Num país pobre, reinava o analfabetismo, e a progressão de estudos estava restringida à elite. Contudo, quem frequentava a escola, aprendia realidades alternativas impostas por quem não queria deixar a grandiosidade do colonialismo morrer. Já Goa, Damão e Diu se tinham libertado dos portugueses e os manuais escolares continuavam a preservar o colonialismo. Enquanto isso, quem não tinha a sorte de ir para a escola, em vez de ser criança, trabalhava nos campos como gente grande.
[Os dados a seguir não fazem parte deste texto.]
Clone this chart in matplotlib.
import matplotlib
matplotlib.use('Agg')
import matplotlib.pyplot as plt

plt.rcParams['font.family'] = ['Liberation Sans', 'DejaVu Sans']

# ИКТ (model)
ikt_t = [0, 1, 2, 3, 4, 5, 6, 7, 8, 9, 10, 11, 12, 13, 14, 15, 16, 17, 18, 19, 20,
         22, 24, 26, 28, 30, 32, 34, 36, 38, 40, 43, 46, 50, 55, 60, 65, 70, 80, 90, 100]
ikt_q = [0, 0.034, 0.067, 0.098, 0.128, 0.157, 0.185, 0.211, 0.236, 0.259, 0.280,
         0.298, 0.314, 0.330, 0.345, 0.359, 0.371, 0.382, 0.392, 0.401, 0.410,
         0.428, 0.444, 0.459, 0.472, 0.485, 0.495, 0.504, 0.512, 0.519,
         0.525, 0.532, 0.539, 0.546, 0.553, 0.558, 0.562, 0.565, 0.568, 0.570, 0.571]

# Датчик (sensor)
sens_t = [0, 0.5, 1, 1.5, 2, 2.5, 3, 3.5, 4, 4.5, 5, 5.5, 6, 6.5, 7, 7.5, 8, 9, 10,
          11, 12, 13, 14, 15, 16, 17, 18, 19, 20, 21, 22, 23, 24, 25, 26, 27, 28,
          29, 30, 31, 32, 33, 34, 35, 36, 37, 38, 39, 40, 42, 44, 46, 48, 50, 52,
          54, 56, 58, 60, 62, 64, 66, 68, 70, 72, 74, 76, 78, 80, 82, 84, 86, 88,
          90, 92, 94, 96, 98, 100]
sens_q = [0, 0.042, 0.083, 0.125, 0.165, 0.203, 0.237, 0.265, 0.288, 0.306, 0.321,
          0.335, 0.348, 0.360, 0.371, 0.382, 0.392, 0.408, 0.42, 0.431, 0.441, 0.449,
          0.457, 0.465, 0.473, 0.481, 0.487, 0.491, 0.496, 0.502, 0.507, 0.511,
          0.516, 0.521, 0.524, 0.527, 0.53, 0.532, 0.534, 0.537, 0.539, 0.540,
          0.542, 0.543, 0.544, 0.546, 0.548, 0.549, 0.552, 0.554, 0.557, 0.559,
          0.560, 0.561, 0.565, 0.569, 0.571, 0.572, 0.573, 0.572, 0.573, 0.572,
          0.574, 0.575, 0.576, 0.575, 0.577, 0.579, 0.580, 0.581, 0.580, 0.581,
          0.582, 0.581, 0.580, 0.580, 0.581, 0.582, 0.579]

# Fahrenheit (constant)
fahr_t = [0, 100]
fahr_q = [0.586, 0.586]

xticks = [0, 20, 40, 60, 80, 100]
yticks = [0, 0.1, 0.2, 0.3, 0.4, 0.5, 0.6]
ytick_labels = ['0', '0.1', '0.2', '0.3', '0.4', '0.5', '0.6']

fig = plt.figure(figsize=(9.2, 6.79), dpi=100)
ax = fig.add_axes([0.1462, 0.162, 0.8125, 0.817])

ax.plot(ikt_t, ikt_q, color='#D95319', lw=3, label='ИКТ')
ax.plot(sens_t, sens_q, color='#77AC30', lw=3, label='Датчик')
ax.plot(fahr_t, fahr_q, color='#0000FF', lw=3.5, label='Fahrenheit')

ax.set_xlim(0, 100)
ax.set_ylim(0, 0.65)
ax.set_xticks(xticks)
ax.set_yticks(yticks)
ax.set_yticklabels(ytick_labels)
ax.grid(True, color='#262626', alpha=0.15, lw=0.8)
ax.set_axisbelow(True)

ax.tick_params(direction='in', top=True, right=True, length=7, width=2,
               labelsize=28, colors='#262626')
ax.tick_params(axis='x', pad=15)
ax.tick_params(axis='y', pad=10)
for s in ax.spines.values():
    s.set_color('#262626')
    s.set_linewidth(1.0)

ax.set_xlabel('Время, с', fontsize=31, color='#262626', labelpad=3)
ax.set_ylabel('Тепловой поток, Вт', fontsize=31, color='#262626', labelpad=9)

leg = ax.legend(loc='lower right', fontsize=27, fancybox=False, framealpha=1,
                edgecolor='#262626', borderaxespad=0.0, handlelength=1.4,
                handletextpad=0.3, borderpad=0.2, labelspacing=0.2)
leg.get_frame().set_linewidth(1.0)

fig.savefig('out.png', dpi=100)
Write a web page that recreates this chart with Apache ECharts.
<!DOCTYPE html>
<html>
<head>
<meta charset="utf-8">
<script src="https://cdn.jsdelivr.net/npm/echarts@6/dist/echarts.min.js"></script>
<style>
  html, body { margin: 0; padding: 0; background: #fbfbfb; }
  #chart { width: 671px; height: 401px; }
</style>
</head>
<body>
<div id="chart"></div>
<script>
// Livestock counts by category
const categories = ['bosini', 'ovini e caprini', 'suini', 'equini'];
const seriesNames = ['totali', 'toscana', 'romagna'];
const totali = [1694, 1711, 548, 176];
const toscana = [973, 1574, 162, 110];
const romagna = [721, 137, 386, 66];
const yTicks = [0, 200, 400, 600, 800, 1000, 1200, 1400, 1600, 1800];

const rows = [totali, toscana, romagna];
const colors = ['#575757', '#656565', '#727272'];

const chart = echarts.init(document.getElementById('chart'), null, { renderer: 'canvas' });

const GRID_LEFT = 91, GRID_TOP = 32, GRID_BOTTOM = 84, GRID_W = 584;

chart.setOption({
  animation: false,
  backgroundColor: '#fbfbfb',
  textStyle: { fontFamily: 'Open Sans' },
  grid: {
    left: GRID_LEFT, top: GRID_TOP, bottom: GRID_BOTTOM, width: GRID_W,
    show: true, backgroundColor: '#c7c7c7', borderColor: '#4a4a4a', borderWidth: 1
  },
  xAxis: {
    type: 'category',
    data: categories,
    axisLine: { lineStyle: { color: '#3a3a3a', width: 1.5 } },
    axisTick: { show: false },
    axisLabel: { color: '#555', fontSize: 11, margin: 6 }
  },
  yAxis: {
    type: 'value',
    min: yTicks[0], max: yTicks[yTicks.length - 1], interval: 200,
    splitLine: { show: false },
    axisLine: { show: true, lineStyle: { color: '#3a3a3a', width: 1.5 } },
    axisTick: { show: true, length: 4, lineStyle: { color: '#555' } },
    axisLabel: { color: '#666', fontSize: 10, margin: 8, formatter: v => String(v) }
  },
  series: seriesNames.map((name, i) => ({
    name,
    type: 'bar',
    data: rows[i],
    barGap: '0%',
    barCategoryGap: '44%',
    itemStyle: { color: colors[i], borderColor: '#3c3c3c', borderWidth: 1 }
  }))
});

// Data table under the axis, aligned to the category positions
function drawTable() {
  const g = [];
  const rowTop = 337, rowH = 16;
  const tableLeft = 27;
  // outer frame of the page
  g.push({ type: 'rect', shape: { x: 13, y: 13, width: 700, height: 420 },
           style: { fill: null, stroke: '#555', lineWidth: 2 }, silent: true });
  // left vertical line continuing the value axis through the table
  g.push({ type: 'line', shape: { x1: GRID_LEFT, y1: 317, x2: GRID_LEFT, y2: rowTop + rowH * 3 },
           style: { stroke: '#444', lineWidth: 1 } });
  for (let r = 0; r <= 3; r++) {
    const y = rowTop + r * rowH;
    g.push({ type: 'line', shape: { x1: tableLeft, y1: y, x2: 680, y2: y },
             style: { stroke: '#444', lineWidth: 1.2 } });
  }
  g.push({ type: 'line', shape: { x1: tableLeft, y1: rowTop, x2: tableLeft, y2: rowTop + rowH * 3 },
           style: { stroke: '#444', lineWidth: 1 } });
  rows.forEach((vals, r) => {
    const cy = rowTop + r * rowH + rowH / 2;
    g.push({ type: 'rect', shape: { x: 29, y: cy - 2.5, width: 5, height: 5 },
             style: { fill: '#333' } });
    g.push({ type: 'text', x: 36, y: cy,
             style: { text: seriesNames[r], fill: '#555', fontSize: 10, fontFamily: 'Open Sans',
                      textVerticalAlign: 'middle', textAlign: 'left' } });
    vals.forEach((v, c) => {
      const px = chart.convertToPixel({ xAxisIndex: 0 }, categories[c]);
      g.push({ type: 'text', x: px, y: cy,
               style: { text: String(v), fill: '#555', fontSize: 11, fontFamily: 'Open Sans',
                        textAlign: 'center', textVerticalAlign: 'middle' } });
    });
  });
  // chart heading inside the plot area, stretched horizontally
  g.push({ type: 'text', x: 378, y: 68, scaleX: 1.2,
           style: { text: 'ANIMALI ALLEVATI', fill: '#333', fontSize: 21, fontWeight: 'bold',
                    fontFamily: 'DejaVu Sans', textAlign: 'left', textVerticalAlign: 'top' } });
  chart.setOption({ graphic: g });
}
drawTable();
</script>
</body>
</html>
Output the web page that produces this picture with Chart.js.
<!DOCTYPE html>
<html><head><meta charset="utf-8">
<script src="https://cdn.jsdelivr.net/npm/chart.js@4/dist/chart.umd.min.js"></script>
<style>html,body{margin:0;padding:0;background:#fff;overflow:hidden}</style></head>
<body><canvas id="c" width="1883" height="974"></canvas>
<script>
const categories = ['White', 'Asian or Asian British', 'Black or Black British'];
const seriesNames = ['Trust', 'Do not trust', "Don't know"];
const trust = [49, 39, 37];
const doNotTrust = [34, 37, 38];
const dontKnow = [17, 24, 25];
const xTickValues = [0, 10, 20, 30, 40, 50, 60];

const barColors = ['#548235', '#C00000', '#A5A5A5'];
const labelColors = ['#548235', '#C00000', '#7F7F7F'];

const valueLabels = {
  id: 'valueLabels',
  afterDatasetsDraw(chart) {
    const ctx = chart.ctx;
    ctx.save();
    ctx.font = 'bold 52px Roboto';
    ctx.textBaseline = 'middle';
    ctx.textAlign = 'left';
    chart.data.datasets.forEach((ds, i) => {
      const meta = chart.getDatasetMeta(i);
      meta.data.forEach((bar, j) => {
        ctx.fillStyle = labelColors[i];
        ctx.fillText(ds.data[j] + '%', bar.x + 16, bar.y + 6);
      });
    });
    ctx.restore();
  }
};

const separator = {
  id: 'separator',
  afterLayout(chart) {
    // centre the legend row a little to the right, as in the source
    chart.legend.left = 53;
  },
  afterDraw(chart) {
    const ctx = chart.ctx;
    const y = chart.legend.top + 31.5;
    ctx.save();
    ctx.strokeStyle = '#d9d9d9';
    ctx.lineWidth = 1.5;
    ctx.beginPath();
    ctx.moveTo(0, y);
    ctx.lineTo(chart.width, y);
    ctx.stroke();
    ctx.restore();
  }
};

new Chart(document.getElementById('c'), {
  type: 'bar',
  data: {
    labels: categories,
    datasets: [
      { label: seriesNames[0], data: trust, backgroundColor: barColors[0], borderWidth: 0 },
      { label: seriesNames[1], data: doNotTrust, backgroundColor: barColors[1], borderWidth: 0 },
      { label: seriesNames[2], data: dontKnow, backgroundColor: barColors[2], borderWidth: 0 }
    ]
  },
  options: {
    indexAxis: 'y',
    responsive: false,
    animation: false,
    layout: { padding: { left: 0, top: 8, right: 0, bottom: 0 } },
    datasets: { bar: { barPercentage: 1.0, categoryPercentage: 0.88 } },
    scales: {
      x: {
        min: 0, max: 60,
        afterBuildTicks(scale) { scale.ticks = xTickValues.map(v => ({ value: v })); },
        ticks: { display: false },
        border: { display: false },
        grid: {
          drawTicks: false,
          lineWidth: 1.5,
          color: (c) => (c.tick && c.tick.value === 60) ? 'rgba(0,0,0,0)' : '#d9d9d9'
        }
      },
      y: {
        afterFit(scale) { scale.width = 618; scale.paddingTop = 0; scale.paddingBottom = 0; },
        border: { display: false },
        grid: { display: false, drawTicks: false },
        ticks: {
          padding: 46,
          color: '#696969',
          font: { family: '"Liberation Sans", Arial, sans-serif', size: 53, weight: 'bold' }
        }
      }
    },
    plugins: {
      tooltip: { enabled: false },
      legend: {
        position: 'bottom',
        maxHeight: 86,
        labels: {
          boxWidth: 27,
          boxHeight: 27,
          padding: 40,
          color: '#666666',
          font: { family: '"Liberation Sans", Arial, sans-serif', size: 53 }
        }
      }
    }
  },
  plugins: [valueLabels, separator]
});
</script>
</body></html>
As mulheres eram consideradas semi-pessoas, soterradas numa sociedade patriarcal e opressora. Só tinham direito a voto aquelas que tinham estudos mais avançados ou eram chefe de família por serem viúvas. Um marido controlava tudo, desde as autorizações para viajar até à correspondência. Até certas profissões acarretavam limites na vida pessoal. As enfermeiras, telefonistas ou hospedeiras não estavam autorizadas a casar. Já as professoras, poderiam fazê-lo, mas apenas com a aprovação do Ministério da Educação. Durante os anos 40 e com a chegada de refugiados da Segunda Guerra Mundial, Salazar viu comportamentos que o deixavam escandalizado, desde mulheres a irem sozinhas aos cafés, ao uso da minissaia, e para pôr fim à selvajaria e preservar o “mínimo de decência” rapidamente se obrigou o uso de biquíni que cumprisse os requisitos mínimos de cobertura do corpo feminino. Também os homens enfrentaram vários desafios, sendo o maior de todos a guerra colonial. Não existia liberdade de expressão e o associativismo era totalmente proibido. Qualquer reunião com mais de três pessoas gerava suspeita já que a lei da nação era não conspirar contra o Estado. Para garantir que isso não acontecia, até se proibiam os jogos de cartas nos comboios. Os estudantes envolvidos em atividades associativas eram suspensos, presos, até forçados a incorporar o regime militar e enviados para as colónias. Quando o fatídico dia chegava, de lutar numa guerra que não era deles, era só do ego, ninguém escondia o medo, há quem tenha fugido para a França e outros que não vissem saída senão enfrentar a miséria.
Quem ficava, não ficava muito melhor. Havia tanto dinheiro, quanto liberdade – para o cidadão comum, praticamente nada. Não havia salário mínimo, o patrão pagava o que queria e muitos idosos nem pensão de reforma tinham.
Portugal vivia amordaçado por uma ditadura implacável que não perdoava ninguém. Milhares de opositores foram presos, torturados e até assassinados pela polícia política. Outros viram-se sem emprego e obrigados a imigrar – não é coincidência que os portugueses estejam espalhados pelo mundo. A polícia infiltrava-se sorrateiramente na vida de todos e o inimigo podia ser o próprio irmão. Ter opinião, ou pelo menos dá-la em voz alta, era um luxo dos mais valentes, dos inconsequentes ou daqueles que já não tinham nada a perder. Aqui até a mendicidade era regulada, só podia pedir esmola quem tivessem caderneta a comprovar uma incapacidade física ou mental.
Os meios de comunicação eram tão vigiados que as notícias só podiam ser publicadas depois de serem lidas e autorizadas pelos Serviços de Censura. Proibiram-se também certos livros que se considerava trazerem más ideias – desde Bichos de Miguel Torga, ao Anticristo de Nietzche. Até a banda desenhada se viu escrutinada, os nomes tinham de ser aportuguesados e os super-heróis sempre que mostravam uma arma viam-se censurados.
O medo que algum produto estrangeiro entrasse no país para contaminar o regime era tanto que se proibia o uso do isqueiro, já que Portugal fabricava fósforos, e se proibia o consumo de Coca-Cola que na versão oficial se devia aos efeitos do alto teor de cafeína, mas que provavelmente se devia ao medo dos ares de modernidade.
A força de uns, garantiu a liberdade de todos. E sendo o 25 de abril de 1974 a prova da democracia, que tão dificilmente se ganha, mas que rapidamente se pode perder, sobra sempre uma coisa – o inconformismo de quem quer ter voz.